Mark Zuckerberg has been known to be a bit tone-deaf when it comes to some of his more candid, celebratory moments, but Facebook’s fearless leader may have outdone himself recently while helping his sister, Randi, in her efforts to connect to the NFT community on Twitter via a self-produced video.

The idea sounds like one of those bad ideas that periodically surface after a ribald night of drunken karaoke. And yes, it really did come out that bad. Maybe worse.

In the video, she parades through a bizarre version of Twisted Sister’s iconic, rebellious signature song, “We’re Not Gonna Take It,” delivering a series of wild gestures and moves that could be taken any number of ways.

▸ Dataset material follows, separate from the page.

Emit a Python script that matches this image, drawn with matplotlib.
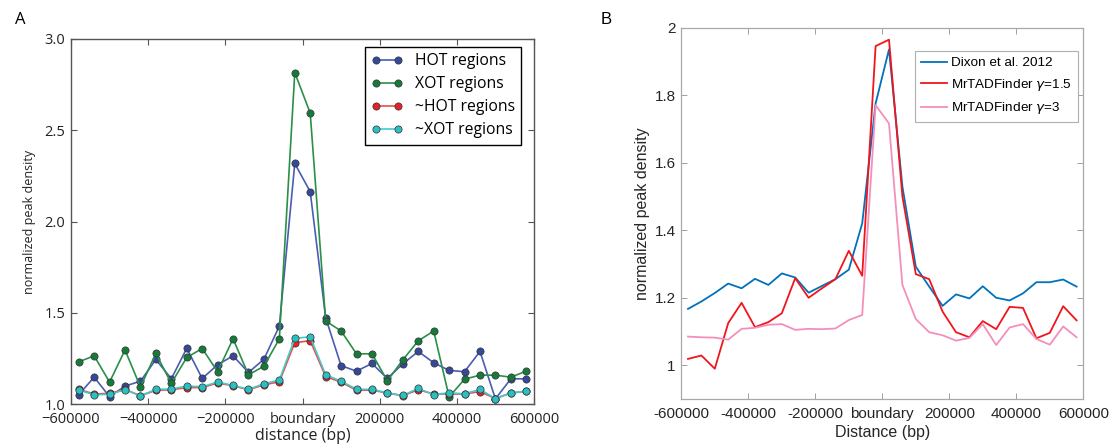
import matplotlib
matplotlib.use("Agg")
import matplotlib.pyplot as plt
import numpy as np

# ---------------- data ----------------
positions = [-580000, -540000, -500000, -460000, -420000, -380000, -340000, -300000,
             -260000, -220000, -180000, -140000, -100000, -60000, -20000, 20000,
             60000, 100000, 140000, 180000, 220000, 260000, 300000, 340000,
             380000, 420000, 460000, 500000, 540000, 580000]

hot = [1.051, 1.147, 1.040, 1.098, 1.125, 1.244, 1.138, 1.305, 1.140, 1.215,
       1.264, 1.173, 1.245, 1.427, 2.318, 2.163, 1.473, 1.210, 1.180, 1.222,
       1.140, 1.220, 1.288, 1.226, 1.184, 1.177, 1.288, 1.028, 1.138, 1.138]
xot = [1.231, 1.264, 1.120, 1.296, 1.093, 1.277, 1.113, 1.255, 1.304, 1.177,
       1.357, 1.160, 1.207, 1.357, 2.816, 2.594, 1.455, 1.400, 1.275, 1.275,
       1.127, 1.242, 1.346, 1.400, 1.039, 1.136, 1.158, 1.158, 1.147, 1.180]
not_hot = [1.080, 1.055, 1.058, 1.080, 1.045, 1.075, 1.078, 1.090, 1.090, 1.115,
           1.100, 1.078, 1.105, 1.122, 1.336, 1.347, 1.150, 1.120, 1.075, 1.076,
           1.060, 1.045, 1.078, 1.055, 1.055, 1.055, 1.068, 1.030, 1.060, 1.070]
not_xot = [1.076, 1.051, 1.053, 1.078, 1.045, 1.080, 1.082, 1.098, 1.095, 1.120,
           1.102, 1.080, 1.111, 1.131, 1.360, 1.368, 1.160, 1.125, 1.081, 1.080,
           1.061, 1.047, 1.085, 1.052, 1.061, 1.056, 1.080, 1.030, 1.061, 1.070]

dixon = [1.167, 1.189, 1.214, 1.242, 1.228, 1.256, 1.238, 1.272, 1.260, 1.215,
         1.235, 1.255, 1.283, 1.420, 1.775, 1.935, 1.529, 1.292, 1.233, 1.176,
         1.210, 1.198, 1.234, 1.200, 1.192, 1.213, 1.246, 1.246, 1.254, 1.233]
mr_15 = [1.019, 1.029, 0.990, 1.125, 1.185, 1.113, 1.128, 1.154, 1.258, 1.200,
         1.228, 1.255, 1.339, 1.265, 1.945, 1.964, 1.500, 1.270, 1.255, 1.159,
         1.098, 1.083, 1.131, 1.107, 1.173, 1.170, 1.080, 1.096, 1.175, 1.133]
mr_3 = [1.085, 1.083, 1.082, 1.076, 1.108, 1.111, 1.120, 1.122, 1.105, 1.108,
        1.107, 1.109, 1.134, 1.149, 1.770, 1.716, 1.238, 1.137, 1.098, 1.089,
        1.073, 1.081, 1.122, 1.060, 1.112, 1.122, 1.078, 1.061, 1.115, 1.083]

xticks = [-600000, -400000, -200000, 0, 200000, 400000, 600000]
xticklabels_a = ["\u2212600000", "\u2212400000", "\u2212200000", "boundary", "200000", "400000", "600000"]
xticklabels_b = ["-600000", "-400000", "-200000", "boundary", "200000", "400000", "600000"]
yticks_a = [1.0, 1.5, 2.0, 2.5, 3.0]
yticks_b = [1, 1.2, 1.4, 1.6, 1.8, 2]

# ---------------- figure ----------------
fig = plt.figure(figsize=(11.14, 4.45), dpi=100)

# ----- Panel A -----
fa = "Open Sans"
axA = fig.add_axes([71 / 1114, 1 - 404 / 445, 463 / 1114, 365 / 445])
series_a = [
    (hot, "HOT regions", "#34489c", "#4a5cb4"),
    (xot, "XOT regions", "#167a3a", "#2a9048"),
    (not_hot, "~HOT regions", "#e5222a", "#ee4a4f"),
    (not_xot, "~XOT regions", "#2bbfc0", "#45c9c9"),
]
for vals, lab, mc, lc in series_a:
    axA.plot(positions, vals, "-", color=lc, lw=1.2, marker="o", ms=5.2,
             mfc=mc, mec="#333333", mew=0.5, label=lab)
axA.set_xlim(-600000, 600000)
axA.set_ylim(1.0, 3.0)
axA.set_xticks(xticks)
axA.set_xticklabels(xticklabels_a, fontfamily=fa, fontsize=10.5, color="#222222")
axA.set_yticks(yticks_a)
axA.set_yticklabels(["%.1f" % v for v in yticks_a], fontfamily=fa, fontsize=10.5, color="#222222")
axA.tick_params(direction="in", top=True, right=True, length=4, width=0.8, color="#555555")
axA.tick_params(axis="x", pad=5.5)
axA.tick_params(axis="y", pad=4)
for s in axA.spines.values():
    s.set_color("#555555")
    s.set_linewidth(1.0)
axA.set_xlabel("distance (bp)", fontfamily=fa, fontsize=11.5, color="#222222", labelpad=1)
axA.set_ylabel("normalized peak density", fontfamily=fa, fontsize=9, color="#222222", labelpad=6)
legA = axA.legend(loc="upper right", numpoints=2, prop={"family": fa, "size": 11.3},
                  frameon=True, fancybox=False, edgecolor="black", framealpha=1,
                  borderpad=0.4, labelspacing=0.45, handlelength=2.0, borderaxespad=0,
                  bbox_to_anchor=(0.973, 0.978))
legA.get_frame().set_linewidth(1.0)
fig.text(15 / 1114, 1 - 20 / 445, "A", fontfamily=fa, fontsize=12, va="center", ha="left")

# ----- Panel B -----
fb = "Liberation Sans"
axB = fig.add_axes([681.3 / 1114, 1 - 399.1 / 445, 402 / 1114, 371.6 / 445])
axB.plot(positions, dixon, color="#0072bd", lw=1.3, label="Dixon et al. 2012")
axB.plot(positions, mr_15, color="#f0151c", lw=1.3, label=r"MrTADFinder $\gamma$=1.5")
axB.plot(positions, mr_3, color="#f48fbc", lw=1.3, label=r"MrTADFinder $\gamma$=3")
axB.set_xlim(-600000, 600000)
axB.set_ylim(0.9, 2.0)
axB.set_xticks(xticks)
axB.set_xticklabels(xticklabels_b, fontfamily=fb, fontsize=11, color="#262626")
axB.set_yticks(yticks_b)
axB.set_yticklabels(["1", "1.2", "1.4", "1.6", "1.8", "2"], fontfamily=fb, fontsize=11, color="#262626")
axB.tick_params(direction="in", top=True, right=True, length=4, width=0.7, color="#a0a0a0")
axB.tick_params(axis="x", pad=5.5)
axB.tick_params(axis="y", pad=4)
for s in axB.spines.values():
    s.set_color("#a8a8a8")
    s.set_linewidth(0.9)
axB.set_xlabel("Distance (bp)", fontfamily=fb, fontsize=11.5, color="#262626", labelpad=3)
axB.set_ylabel("normalized peak density", fontfamily=fb, fontsize=11.5, color="#262626", labelpad=3)
legB = axB.legend(loc="upper right", prop={"family": fb, "size": 9.7},
                  frameon=True, fancybox=False, edgecolor="#b0b0b0", framealpha=1,
                  borderpad=0.45, labelspacing=0.55, handlelength=1.9, handletextpad=0.3,
                  borderaxespad=0, bbox_to_anchor=(0.987, 0.937))
legB.get_frame().set_linewidth(0.8)
fig.text(601 / 1114, 1 - 20 / 445, "B", fontfamily=fb, fontsize=12, va="center", ha="left")

fig.savefig("out.png", dpi=100)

All of this takes place with her wearing a jacket displaying an NFT motif, with NFT-related tropes subbed in for the original lyrics.

Zuckerberg Helps His Sister drop NFT
Twisted Sister at Wacken Open Air 2016: Image courtesy of Wikipedia

As if that wasn’t cringe-worthy enough, brother Mark joins in the fun, belting out a reworked version of the famous line from the chorus, which he delivers as “We’re all gonna make it” rather than the original “We’re not gonna take it.”

The reviews of the rest of the video aren’t exactly glowing, either. The combination of special effects and what’s been described as “maniacal grinning” was almost universally panned on Twitter. Musically, the video works hard to remove the rebellious power of the Twisted Sister original with something that’s downright painful to watch.

Indeed, the most common reaction consisted of a single word: “Why?”

Some have compared it to the 2002 remake of numerous egotistical celebrities chiming in to turn John Lennon’s “Imagine” into a version that made most observers want to cover their eyes and ears.

Given the extensive focus on Zuckerberg’s insane wealth and the lame defenses he offered for his company’s Instagram follies before Congress late last year, perhaps Mark should consider a slightly different approach to this sort of thing.

Or better yet, maybe he and Randi should form their own little family metaverse and keep these kinds of videos strictly private.